O Cracked chegou a fazer uma lista com 6 teorias de fãs que fazem os grandes filmes melhores (lá tem a do Curtindo a Vida Adoidado, btw) o que mostra que esse tipo de leitura alternativa é mais comum do que pensamos. Aliás, sabe o que é o mais legal? Pode ter por aí um filme que todo mundo assistiu de um jeito, e que você nem faz ideia de que sua “leitura” é única – e talvez até mais interessante do que a da maioria das pessoas. E é por isso que eu, mesmo já não sendo mais uma participante lá da área de cinema da Valinor como costumava ser em 2002, ainda assim gosto tanto das discussões que saem por aí sobre filmes.

5 comentários em “Diferentes leituras sobre um mesmo filme”

  1. Na verdade eu tb sou uma das poucas pessoas que gostaram de Sinais, mesmo quando vi no cinema achei bem legal, e o alienígena aparecer no final não estragou em nada pra mim tb (ao contrário de muita gente, pelo que sei).

    Nunca tinha pensado nesse aspecto de Sinais, e me parece uma faceta ainda mais interessante pro enredo. Minha dúvida é a seguinte; teria M. Night Shyamaladingdong realmente essa profundidade em seus alfarrábios? Tenho cá minhas dúvidas. No caso de Arrasta-me para o inferno, tenho certeza que não foi intenção do Sam Raimi fazer algo além do bom e velho terror estilo 80’s.

    Quanto ao link das outras ideias pra esse tema, confesso que ja havia pensado na hipótese do James Bond ser um codenome, e não nome efetivamente do sujeito. Explicaria perfeitamente, inclusive, as mudanças temporais nos filmes.

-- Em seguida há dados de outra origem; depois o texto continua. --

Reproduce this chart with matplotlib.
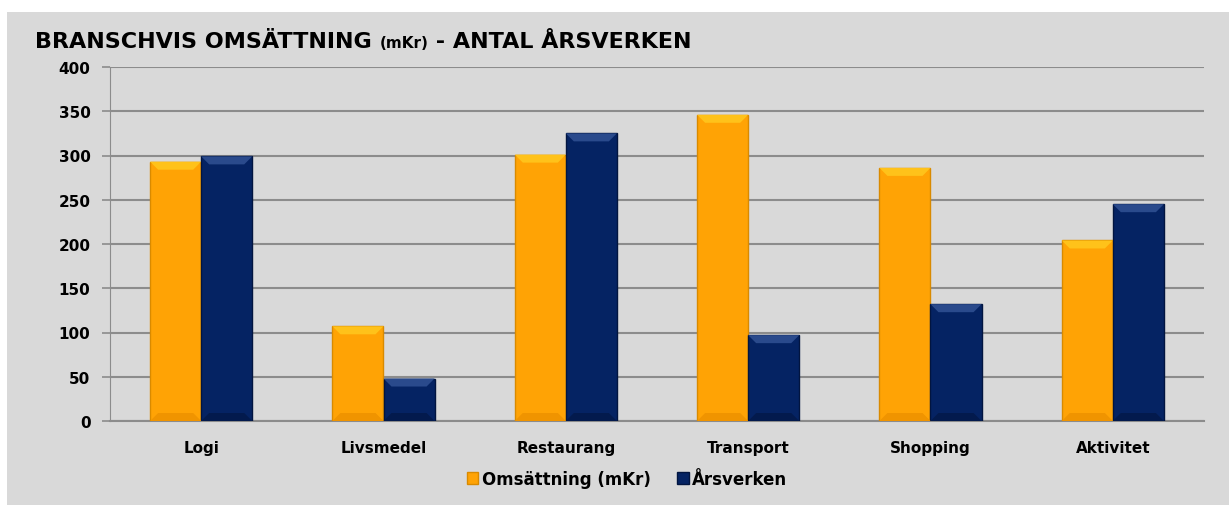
import numpy as np
import matplotlib
matplotlib.use("Agg")
import matplotlib.pyplot as plt
from matplotlib.patches import Rectangle, Polygon

categories = ["Logi", "Livsmedel", "Restaurang", "Transport", "Shopping", "Aktivitet"]
omsattning = [293, 107, 301, 346, 286, 204]
arsverken = [299, 48, 325, 97, 132, 245]
series_names = ["Omsättning (mKr)", "Årsverken"]
yticks = [0, 50, 100, 150, 200, 250, 300, 350, 400]

plt.rcParams["font.family"] = ["DejaVu Sans"]

fig = plt.figure(figsize=(12.29, 5.06), dpi=100)
fig.patch.set_facecolor("white")

# gray chart area
fig.patches.append(Rectangle((7 / 1229, 0), 1 - 7 / 1229, 1 - 13 / 506,
                             transform=fig.transFigure, facecolor="#d9d9d9",
                             edgecolor="none", zorder=-10))

ax = fig.add_axes([110 / 1229, 84 / 506, 1094 / 1229, 354 / 506])
ax.set_facecolor("#d9d9d9")

x = np.arange(len(categories))
w = 0.28
b1 = ax.bar(x - w / 2, omsattning, w, color="#ffa305", edgecolor="#d98a00", linewidth=1, zorder=3,
            label=series_names[0])
b2 = ax.bar(x + w / 2, arsverken, w, color="#052363", edgecolor="#021540", linewidth=1, zorder=3,
            label=series_names[1])

ax.set_xlim(-0.5, len(categories) - 0.5)
ax.set_ylim(0, 400)

# bevel look: lighter top edge, darker bottom edge
px_x = 0.28 / 51 * 8
px_y = 400 / 354 * 8
for bars, top_c, bot_c in [(b1, "#ffc21a", "#f09400"), (b2, "#2a4a8c", "#031a4d")]:
    for p in bars:
        x0, y0, ww, hh = p.get_x(), p.get_y(), p.get_width(), p.get_height()
        ax.add_patch(Polygon([(x0, y0 + hh), (x0 + ww, y0 + hh), (x0 + ww - px_x, y0 + hh - px_y),
                              (x0 + px_x, y0 + hh - px_y)], closed=True, facecolor=top_c,
                             edgecolor="none", zorder=4))
        ax.add_patch(Polygon([(x0, y0), (x0 + ww, y0), (x0 + ww - px_x, y0 + px_y),
                              (x0 + px_x, y0 + px_y)], closed=True, facecolor=bot_c,
                             edgecolor="none", zorder=4))

ax.set_yticks(yticks)
ax.set_yticklabels([str(v) for v in yticks], fontsize=11, fontweight="bold")
ax.set_xticks(x)
ax.set_xticklabels(categories, fontsize=11, fontweight="bold")
ax.tick_params(axis="x", length=0, pad=14)
ax.tick_params(axis="y", length=6, color="#8c8c8c", width=1.2, pad=8)
ax.yaxis.grid(True, color="#8c8c8c", linewidth=1.5, zorder=0)
ax.set_axisbelow(True)
for s in ["top", "right"]:
    ax.spines[s].set_visible(False)
ax.spines["left"].set_color("#8c8c8c")
ax.spines["bottom"].set_color("#8c8c8c")
ax.spines["bottom"].set_linewidth(1.5)

leg = ax.legend(handles=[b1, b2], loc="center", bbox_to_anchor=(627 / 1229, 1 - 480 / 506),
                bbox_transform=fig.transFigure, ncol=2, frameon=False,
                prop={"size": 12, "weight": "bold"}, handlelength=0.7, handleheight=0.7,
                handletextpad=0.2, columnspacing=1.6, borderpad=0)

# title pieces
ty = 1 - 48 / 506
t1 = fig.text(35 / 1229, ty, "BRANSCHVIS OMSÄTTNING ", fontsize=16, fontweight="bold",
              va="baseline")
t2 = fig.text(0, ty, "(mKr)", fontsize=11, fontweight="bold", va="baseline")
t3 = fig.text(0, ty, " - ANTAL ÅRSVERKEN", fontsize=16, fontweight="bold", va="baseline")
fig.canvas.draw()
r = fig.canvas.get_renderer()
inv = fig.transFigure.inverted()
t2.set_x(inv.transform((t1.get_window_extent(r).x1, 0))[0])
fig.canvas.draw()
t3.set_x(inv.transform((t2.get_window_extent(r).x1, 0))[0])

fig.savefig("out.png", dpi=100)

    Um bom “food for thought” esse post 😀

      1. Sim, viagem no tempo mesmo. Os poderes do guri abriram um vórtex temporal que uniu o presente com o passado, do tempo do Dilbert Grady. Sim, o Jack Torrance pirou na batatinha, mas o hotel não era mal assombrado, aquilo tudo tava acontecendo de novo naquele lugar e naquela época.